-- begin Information provided --

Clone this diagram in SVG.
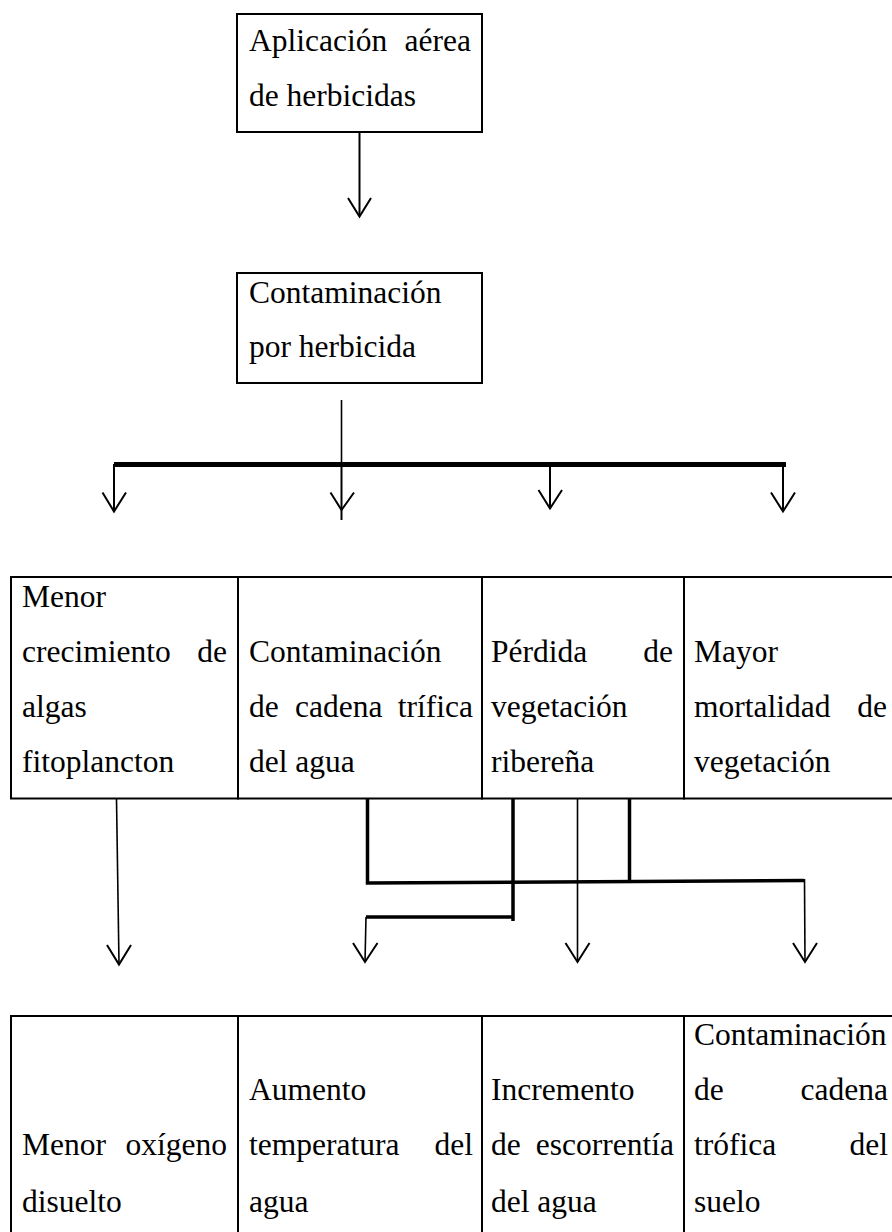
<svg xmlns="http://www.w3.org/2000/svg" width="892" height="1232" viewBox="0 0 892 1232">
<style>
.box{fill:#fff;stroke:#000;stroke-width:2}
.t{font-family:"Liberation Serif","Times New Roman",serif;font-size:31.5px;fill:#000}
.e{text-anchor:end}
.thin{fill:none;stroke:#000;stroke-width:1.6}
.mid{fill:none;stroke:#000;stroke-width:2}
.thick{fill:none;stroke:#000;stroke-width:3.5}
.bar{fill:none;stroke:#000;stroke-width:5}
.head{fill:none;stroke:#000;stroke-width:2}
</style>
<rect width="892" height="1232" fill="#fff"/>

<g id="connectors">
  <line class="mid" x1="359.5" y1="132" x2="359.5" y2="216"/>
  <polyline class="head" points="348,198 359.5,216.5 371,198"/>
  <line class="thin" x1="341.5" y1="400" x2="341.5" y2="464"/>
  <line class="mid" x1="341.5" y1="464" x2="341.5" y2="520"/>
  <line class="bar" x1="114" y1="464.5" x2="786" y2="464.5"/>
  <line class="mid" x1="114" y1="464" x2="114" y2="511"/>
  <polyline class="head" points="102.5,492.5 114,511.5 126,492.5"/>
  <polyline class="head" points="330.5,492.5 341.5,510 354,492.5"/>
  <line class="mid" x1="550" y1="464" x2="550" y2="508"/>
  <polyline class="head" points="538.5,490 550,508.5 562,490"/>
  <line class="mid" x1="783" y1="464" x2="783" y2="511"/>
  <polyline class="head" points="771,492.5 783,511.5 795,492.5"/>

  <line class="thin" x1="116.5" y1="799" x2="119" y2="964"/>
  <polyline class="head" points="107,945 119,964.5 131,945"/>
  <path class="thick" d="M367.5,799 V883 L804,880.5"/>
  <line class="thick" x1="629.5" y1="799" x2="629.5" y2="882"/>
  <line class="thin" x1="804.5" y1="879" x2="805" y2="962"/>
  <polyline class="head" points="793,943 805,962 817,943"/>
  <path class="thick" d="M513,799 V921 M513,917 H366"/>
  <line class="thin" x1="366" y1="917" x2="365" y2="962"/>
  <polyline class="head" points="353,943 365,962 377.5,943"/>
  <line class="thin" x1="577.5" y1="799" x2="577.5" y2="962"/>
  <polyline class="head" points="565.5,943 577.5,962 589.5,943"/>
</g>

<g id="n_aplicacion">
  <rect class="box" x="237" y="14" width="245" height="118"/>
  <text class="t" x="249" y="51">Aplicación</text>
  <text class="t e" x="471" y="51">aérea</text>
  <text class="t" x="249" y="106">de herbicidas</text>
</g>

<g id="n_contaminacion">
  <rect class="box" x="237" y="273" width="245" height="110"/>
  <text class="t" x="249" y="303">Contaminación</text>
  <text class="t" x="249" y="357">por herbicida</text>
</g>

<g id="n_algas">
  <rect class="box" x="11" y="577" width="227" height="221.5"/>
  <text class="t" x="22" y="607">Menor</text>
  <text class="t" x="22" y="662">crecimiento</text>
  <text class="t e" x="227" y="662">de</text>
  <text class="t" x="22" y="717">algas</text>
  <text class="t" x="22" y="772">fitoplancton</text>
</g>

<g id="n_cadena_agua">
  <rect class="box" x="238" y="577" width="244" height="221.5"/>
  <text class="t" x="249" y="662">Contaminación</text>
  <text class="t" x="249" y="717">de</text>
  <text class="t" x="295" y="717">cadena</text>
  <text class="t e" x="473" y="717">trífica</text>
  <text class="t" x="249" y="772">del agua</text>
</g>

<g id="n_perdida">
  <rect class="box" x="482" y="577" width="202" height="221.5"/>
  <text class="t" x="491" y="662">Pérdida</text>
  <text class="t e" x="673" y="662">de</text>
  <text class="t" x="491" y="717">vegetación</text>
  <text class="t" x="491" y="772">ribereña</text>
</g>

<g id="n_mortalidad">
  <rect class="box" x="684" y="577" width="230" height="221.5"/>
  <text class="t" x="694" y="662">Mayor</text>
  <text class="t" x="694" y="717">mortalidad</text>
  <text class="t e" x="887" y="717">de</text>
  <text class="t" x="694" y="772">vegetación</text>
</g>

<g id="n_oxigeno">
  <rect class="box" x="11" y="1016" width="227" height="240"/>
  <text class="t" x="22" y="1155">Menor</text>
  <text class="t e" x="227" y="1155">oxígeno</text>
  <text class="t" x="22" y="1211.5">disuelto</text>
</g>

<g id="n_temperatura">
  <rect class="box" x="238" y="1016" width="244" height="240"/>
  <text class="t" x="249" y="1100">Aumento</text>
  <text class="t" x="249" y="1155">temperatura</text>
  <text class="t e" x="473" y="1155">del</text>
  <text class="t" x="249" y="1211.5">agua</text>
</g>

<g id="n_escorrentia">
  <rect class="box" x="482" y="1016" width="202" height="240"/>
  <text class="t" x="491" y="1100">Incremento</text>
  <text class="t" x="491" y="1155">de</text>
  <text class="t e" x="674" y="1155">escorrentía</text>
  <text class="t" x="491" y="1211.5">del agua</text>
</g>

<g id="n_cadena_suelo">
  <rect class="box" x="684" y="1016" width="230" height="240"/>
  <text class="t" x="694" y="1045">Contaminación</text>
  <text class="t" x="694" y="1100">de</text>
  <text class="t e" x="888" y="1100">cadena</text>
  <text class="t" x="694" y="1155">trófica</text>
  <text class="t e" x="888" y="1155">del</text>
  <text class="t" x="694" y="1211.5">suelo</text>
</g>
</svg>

-- end Information provided --

## Description of the task
Using the material above, set down every line exactly, but skip the pictures.

## Finished exercise
Clone this diagram in SVG.
<svg xmlns="http://www.w3.org/2000/svg" width="892" height="1232" viewBox="0 0 892 1232">
<style>
.box{fill:#fff;stroke:#000;stroke-width:2}
.t{font-family:"Liberation Serif","Times New Roman",serif;font-size:31.5px;fill:#000}
.e{text-anchor:end}
.thin{fill:none;stroke:#000;stroke-width:1.6}
.mid{fill:none;stroke:#000;stroke-width:2}
.thick{fill:none;stroke:#000;stroke-width:3.5}
.bar{fill:none;stroke:#000;stroke-width:5}
.head{fill:none;stroke:#000;stroke-width:2}
</style>
<rect width="892" height="1232" fill="#fff"/>

<g id="connectors">
  <line class="mid" x1="359.5" y1="132" x2="359.5" y2="216"/>
  <polyline class="head" points="348,198 359.5,216.5 371,198"/>
  <line class="thin" x1="341.5" y1="400" x2="341.5" y2="464"/>
  <line class="mid" x1="341.5" y1="464" x2="341.5" y2="520"/>
  <line class="bar" x1="114" y1="464.5" x2="786" y2="464.5"/>
  <line class="mid" x1="114" y1="464" x2="114" y2="511"/>
  <polyline class="head" points="102.5,492.5 114,511.5 126,492.5"/>
  <polyline class="head" points="330.5,492.5 341.5,510 354,492.5"/>
  <line class="mid" x1="550" y1="464" x2="550" y2="508"/>
  <polyline class="head" points="538.5,490 550,508.5 562,490"/>
  <line class="mid" x1="783" y1="464" x2="783" y2="511"/>
  <polyline class="head" points="771,492.5 783,511.5 795,492.5"/>

  <line class="thin" x1="116.5" y1="799" x2="119" y2="964"/>
  <polyline class="head" points="107,945 119,964.5 131,945"/>
  <path class="thick" d="M367.5,799 V883 L804,880.5"/>
  <line class="thick" x1="629.5" y1="799" x2="629.5" y2="882"/>
  <line class="thin" x1="804.5" y1="879" x2="805" y2="962"/>
  <polyline class="head" points="793,943 805,962 817,943"/>
  <path class="thick" d="M513,799 V921 M513,917 H366"/>
  <line class="thin" x1="366" y1="917" x2="365" y2="962"/>
  <polyline class="head" points="353,943 365,962 377.5,943"/>
  <line class="thin" x1="577.5" y1="799" x2="577.5" y2="962"/>
  <polyline class="head" points="565.5,943 577.5,962 589.5,943"/>
</g>

<g id="n_aplicacion">
  <rect class="box" x="237" y="14" width="245" height="118"/>
  <text class="t" x="249" y="51">Aplicación</text>
  <text class="t e" x="471" y="51">aérea</text>
  <text class="t" x="249" y="106">de herbicidas</text>
</g>

<g id="n_contaminacion">
  <rect class="box" x="237" y="273" width="245" height="110"/>
  <text class="t" x="249" y="303">Contaminación</text>
  <text class="t" x="249" y="357">por herbicida</text>
</g>

<g id="n_algas">
  <rect class="box" x="11" y="577" width="227" height="221.5"/>
  <text class="t" x="22" y="607">Menor</text>
  <text class="t" x="22" y="662">crecimiento</text>
  <text class="t e" x="227" y="662">de</text>
  <text class="t" x="22" y="717">algas</text>
  <text class="t" x="22" y="772">fitoplancton</text>
</g>

<g id="n_cadena_agua">
  <rect class="box" x="238" y="577" width="244" height="221.5"/>
  <text class="t" x="249" y="662">Contaminación</text>
  <text class="t" x="249" y="717">de</text>
  <text class="t" x="295" y="717">cadena</text>
  <text class="t e" x="473" y="717">trífica</text>
  <text class="t" x="249" y="772">del agua</text>
</g>

<g id="n_perdida">
  <rect class="box" x="482" y="577" width="202" height="221.5"/>
  <text class="t" x="491" y="662">Pérdida</text>
  <text class="t e" x="673" y="662">de</text>
  <text class="t" x="491" y="717">vegetación</text>
  <text class="t" x="491" y="772">ribereña</text>
</g>

<g id="n_mortalidad">
  <rect class="box" x="684" y="577" width="230" height="221.5"/>
  <text class="t" x="694" y="662">Mayor</text>
  <text class="t" x="694" y="717">mortalidad</text>
  <text class="t e" x="887" y="717">de</text>
  <text class="t" x="694" y="772">vegetación</text>
</g>

<g id="n_oxigeno">
  <rect class="box" x="11" y="1016" width="227" height="240"/>
  <text class="t" x="22" y="1155">Menor</text>
  <text class="t e" x="227" y="1155">oxígeno</text>
  <text class="t" x="22" y="1211.5">disuelto</text>
</g>

<g id="n_temperatura">
  <rect class="box" x="238" y="1016" width="244" height="240"/>
  <text class="t" x="249" y="1100">Aumento</text>
  <text class="t" x="249" y="1155">temperatura</text>
  <text class="t e" x="473" y="1155">del</text>
  <text class="t" x="249" y="1211.5">agua</text>
</g>

<g id="n_escorrentia">
  <rect class="box" x="482" y="1016" width="202" height="240"/>
  <text class="t" x="491" y="1100">Incremento</text>
  <text class="t" x="491" y="1155">de</text>
  <text class="t e" x="674" y="1155">escorrentía</text>
  <text class="t" x="491" y="1211.5">del agua</text>
</g>

<g id="n_cadena_suelo">
  <rect class="box" x="684" y="1016" width="230" height="240"/>
  <text class="t" x="694" y="1045">Contaminación</text>
  <text class="t" x="694" y="1100">de</text>
  <text class="t e" x="888" y="1100">cadena</text>
  <text class="t" x="694" y="1155">trófica</text>
  <text class="t e" x="888" y="1155">del</text>
  <text class="t" x="694" y="1211.5">suelo</text>
</g>
</svg>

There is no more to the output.